Les vices suivants ont été considérés comme ne relevant pas non plus de la garantie décennale :

 défectuosité des plafonnages, des conduits et des revêtements ;

 l’écaillement de travaux de peinture ;

 la présence de fissures légères dans les cloisons, dans les dalles ne constituant qu’un simple revêtement à caractère esthétique.

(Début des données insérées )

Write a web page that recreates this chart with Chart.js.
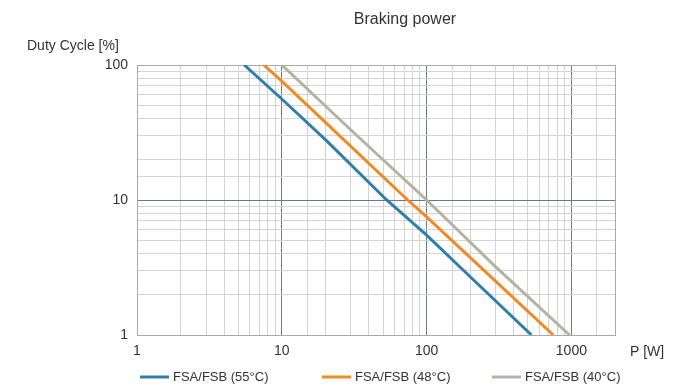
<!DOCTYPE html>
<html>
<head>
<meta charset="utf-8">
<title>Braking power</title>
<script src="https://cdn.jsdelivr.net/npm/chart.js@4.4.1/dist/chart.umd.min.js"></script>
<style>
  html, body { margin: 0; padding: 0; background: #fff; }
  canvas { display: block; }
</style>
</head>
<body>
<canvas id="myChart" width="682" height="389"></canvas>
<script>
// values (P in W, duty cycle in %)
const seriesLabels = ['FSA/FSB (55°C)', 'FSA/FSB (48°C)', 'FSA/FSB (40°C)'];
const seriesColors = ['#2f7fa8', '#f08a24', '#b2b4a3'];

const blueP = [5.5, 10, 20, 53, 100, 200, 530];
const blueDuty = [100, 56, 28, 10, 5.5, 2.7, 1];

const orangeP = [7.5, 10, 25, 74, 100, 250, 750];
const orangeDuty = [100, 76, 30, 10, 7.5, 3, 1];

const grayP = [10, 30, 100, 300, 970];
const grayDuty = [100, 33, 10, 3.2, 1];

const xTickLabels = ['1', '10', '100', '1000'];
const yTickLabels = ['1', '10', '100'];

function pts(xs, ys) {
  return xs.map((x, i) => ({x: x, y: ys[i]}));
}

const fontFam = '"Liberation Sans", Arial, sans-serif';
const textCol = '#333';

function gridCol(scaleMin, scaleMax) {
  return function(c) {
    const v = c.tick.value;
    if (v === scaleMin || v === scaleMax) return '#a9a9a9';
    const lg = Math.log10(v);
    if (Math.abs(lg - Math.round(lg)) < 1e-9) return '#6e7a83';
    return '#d3d3d3';
  };
}

function tickLbl(list) {
  return function(value) {
    const s = String(Math.round(value));
    return list.includes(s) && Math.abs(value - Math.round(value)) < 1e-9 ? s : '';
  };
}

// extra texts and the legend
const extras = {
  id: 'extras',
  afterDraw(chart) {
    const ctx = chart.ctx;
    ctx.save();
    ctx.fillStyle = textCol;
    ctx.textBaseline = 'middle';
    ctx.font = '16px ' + fontFam;
    ctx.textAlign = 'center';
    ctx.fillText('Braking power', 405, 20);
    ctx.font = '14px ' + fontFam;
    ctx.textAlign = 'left';
    ctx.fillText('Duty Cycle [%]', 27, 46);
    ctx.fillText('P [W]', 630, 352);

    const lx = [140, 322, 492];
    ctx.font = '13px ' + fontFam;
    chart.data.datasets.forEach((ds, i) => {
      ctx.strokeStyle = ds.borderColor;
      ctx.lineWidth = 3;
      ctx.beginPath();
      ctx.moveTo(lx[i], 377);
      ctx.lineTo(lx[i] + 29, 377);
      ctx.stroke();
      ctx.fillStyle = textCol;
      ctx.fillText(ds.label, lx[i] + 33, 377);
    });
    ctx.restore();
  }
};

const ctx = document.getElementById('myChart');

new Chart(ctx, {
  type: 'line',
  data: {
    datasets: [
      {label: seriesLabels[0], data: pts(blueP, blueDuty), borderColor: seriesColors[0]},
      {label: seriesLabels[1], data: pts(orangeP, orangeDuty), borderColor: seriesColors[1]},
      {label: seriesLabels[2], data: pts(grayP, grayDuty), borderColor: seriesColors[2]}
    ]
  },
  options: {
    responsive: false,
    animation: false,
    elements: {
      line: {borderWidth: 3, tension: 0},
      point: {radius: 0, hoverRadius: 0}
    },
    layout: {
      padding: {top: 65, right: 67, bottom: 0, left: 0}
    },
    plugins: {
      legend: {display: false},
      title: {display: false},
      tooltip: {enabled: false}
    },
    scales: {
      x: {
        type: 'logarithmic',
        min: 1,
        max: 2000,
        afterFit: (s) => { s.height = 54; },
        border: {color: '#a9a9a9'},
        grid: {color: gridCol(1, 2000), drawTicks: false},
        ticks: {
          autoSkip: false,
          maxRotation: 0,
          padding: 8,
          color: textCol,
          font: {size: 14, family: fontFam},
          callback: tickLbl(xTickLabels)
        }
      },
      y: {
        type: 'logarithmic',
        min: 1,
        max: 100,
        afterFit: (s) => { s.width = 137; },
        border: {color: '#a9a9a9'},
        grid: {color: gridCol(1, 100), drawTicks: false},
        ticks: {
          autoSkip: false,
          padding: 9,
          color: textCol,
          font: {size: 14, family: fontFam},
          callback: tickLbl(yTickLabels)
        }
      }
    }
  },
  plugins: [extras]
});
</script>
</body>
</html>
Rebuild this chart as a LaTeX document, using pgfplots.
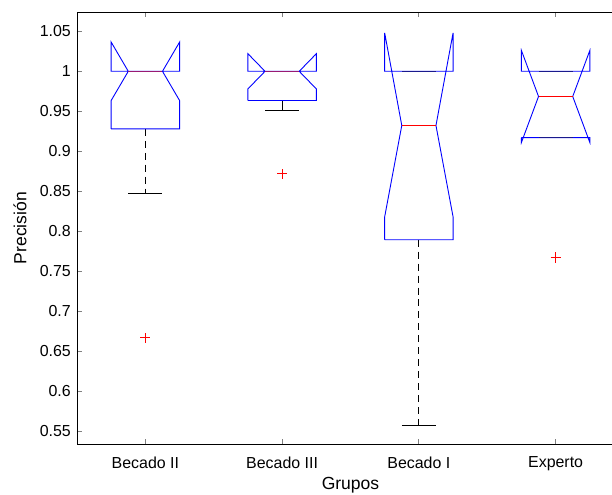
\documentclass[border=0pt]{standalone}
\usepackage{fontspec}
\setmainfont{Liberation Sans}
\usepackage{pgfplots}
\pgfplotsset{compat=1.18}
\definecolor{mblue}{rgb}{0,0,1}
\definecolor{mred}{rgb}{1,0,0}
\definecolor{medpurp}{rgb}{0.6,0.1,0.45}
\definecolor{capnavy}{rgb}{0.1,0.1,0.55}
\begin{document}
\begin{tikzpicture}
\useasboundingbox (-77bp,-51bp) rectangle (535bp,444bp);
\begin{axis}[
  at={(0bp,0bp)}, anchor=south west,
  scale only axis, width=547bp, height=432bp,
  xmin=0.5, xmax=4.5, ymin=0.5337, ymax=1.0742,
  clip=false,
  xtick={1,2,3,4}, xticklabels={Becado II,Becado III,Becado I,Experto},
  ytick={0.55,0.6,0.65,0.7,0.75,0.8,0.85,0.9,0.95,1,1.05},
  yticklabels={0.55,0.6,0.65,0.7,0.75,0.8,0.85,0.9,0.95,1,1.05},
  tick align=inside, major tick length=5bp,
  axis line style={line width=0.8pt},
  tick style={line width=0.8pt},
  ticklabel style={font=\fontsize{16}{19}\selectfont},
  xticklabel style={yshift=-9pt},
  yticklabel style={xshift=-2.7pt},
  xlabel={Grupos}, ylabel={Precisión},
  label style={font=\fontsize{17.6}{21}\selectfont},
  xlabel style={at={(axis description cs:0.5,-0.0956)},anchor=center},
  ylabel style={at={(axis description cs:-0.104,0.5)},anchor=center},
]
% ---- whiskers (black)
\addplot[color=black, line width=0.9pt, dash pattern=on 7pt off 5pt] coordinates {(1,0.928) (1,0.847)};
\addplot[color=black, line width=0.9pt, dash pattern=on 7pt off 5pt] coordinates {(3,0.7893) (3,0.5575)};
\addplot[color=black, line width=0.9pt] coordinates {(2,0.9635) (2,0.951)};
\addplot[color=black, line width=0.9pt] coordinates {(0.875,0.847) (1.125,0.847)};
\addplot[color=black, line width=0.9pt] coordinates {(1.875,0.951) (2.125,0.951)};
\addplot[color=black, line width=0.9pt] coordinates {(2.875,0.5575) (3.125,0.5575)};
% ---- notched boxes (blue)
\addplot[color=white, color=mblue, line width=0.9pt] coordinates {(0.75,0.928) (0.75,0.9635) (0.875,1.0) (0.75,1.0365) (0.75,1.0) (1.25,1.0) (1.25,1.0365) (1.125,1.0) (1.25,0.9635) (1.25,0.928) (0.75,0.928)};
\addplot[color=white, color=mblue, line width=0.9pt] coordinates {(1.75,0.9635) (1.75,0.978) (1.875,1.0) (1.75,1.022) (1.75,1.0) (2.25,1.0) (2.25,1.022) (2.125,1.0) (2.25,0.978) (2.25,0.9635) (1.75,0.9635)};
\addplot[color=white, color=mblue, line width=0.9pt] coordinates {(2.75,0.7893) (2.75,0.818) (2.875,0.9322) (2.75,1.048) (2.75,1.0) (3.25,1.0) (3.25,1.048) (3.125,0.9322) (3.25,0.818) (3.25,0.7893) (2.75,0.7893)};
\addplot[color=white, color=mblue, line width=0.9pt] coordinates {(3.75,0.917) (3.75,0.911) (3.875,0.9685) (3.75,1.026) (3.75,1.0) (4.25,1.0) (4.25,1.026) (4.125,0.9685) (4.25,0.911) (4.25,0.917) (3.75,0.917)};
% ---- whisker caps lying on box edges
\addplot[color=white, color=capnavy, line width=1pt] coordinates {(2.875,1.0) (3.125,1.0)};
\addplot[color=white, color=capnavy, line width=1pt] coordinates {(3.875,1.0) (4.125,1.0)};
\addplot[color=white, color=capnavy, line width=1pt] coordinates {(3.875,0.917) (4.125,0.917)};
% ---- medians
\addplot[color=white, color=medpurp, line width=1.4pt] coordinates {(0.875,1.0) (1.125,1.0)};
\addplot[color=white, color=medpurp, line width=1.4pt] coordinates {(1.875,1.0) (2.125,1.0)};
\addplot[color=white, color=mred, line width=1.2pt] coordinates {(2.875,0.9322) (3.125,0.9322)};
\addplot[color=white, color=mred, line width=1.2pt] coordinates {(3.875,0.9685) (4.125,0.9685)};
% ---- outliers drawn as plus-shaped segments
\addplot[color=white, color=mred, line width=1.2pt] coordinates {(0.964,0.6667) (1.036,0.6667)};
\addplot[color=white, color=mred, line width=1.2pt] coordinates {(1,0.6604) (1,0.6730)};
\addplot[color=white, color=mred, line width=1.2pt] coordinates {(1.964,0.872) (2.036,0.872)};
\addplot[color=white, color=mred, line width=1.2pt] coordinates {(2,0.8657) (2,0.8783)};
\addplot[color=white, color=mred, line width=1.2pt] coordinates {(3.964,0.767) (4.036,0.767)};
\addplot[color=white, color=mred, line width=1.2pt] coordinates {(4,0.7607) (4,0.7733)};
\end{axis}
\end{tikzpicture}
\end{document}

La qualité inférieure aux prescriptions, des portes, la qualité défectueuse du sable mortier ainsi que du défaut de planéité des murs et d’une chape en béton ;

 des infiltrations d’eau dans les menuiseries extérieures ;

 des infiltrations d’eau minimes qui n’engendreront que quelques tâches d’humidité;

 certains problèmes d’humidité ascensionnels ;

 le défaut d’étanchéité d’une verrière n’étant pas à l’origine de graves dégradations ;

 l’absence de dégraisseur et d’épandage souterrain du système d’épuration des eaux ;

 des fuites dans les canalisations sanitaires ;

 odeurs dues à l’absence de ventilation des fosses de traitement des eaux ;

 la stagnation d’eau sur les terrasses ;

 décollement de l’enduit de la façade arrière ;

 décollement des appuis de fenêtre ;

 mauvaise étanchéité d’une piscine qui ne met pas en péril ses éléments essentiels ;

 présence de grains de chaux dans les blocs de béton qui, en gonflant avec l’humidité, poussent des cônes de matières vers les faces extérieures et endommagent le plafonnage ;

 mauvaise qualité du béton aboutissant à la chute de morceaux de béton dès lors que selon l’expert, pour y remédier, il suffit de placer des plaques de contreplaqué et des faux plafonds (Note : B. Kohl, Caroline Burette, « Responsabilité des intervenants à l’acte de construire postérieurement à la réception, les obligations et les moyen d’action en droit de la construction », conférence du jeune barreau, De Boeck 2012, p. 248, n° 13).

La spécialisation de l’entrepreneur alourdit ses responsabilités contractuelles.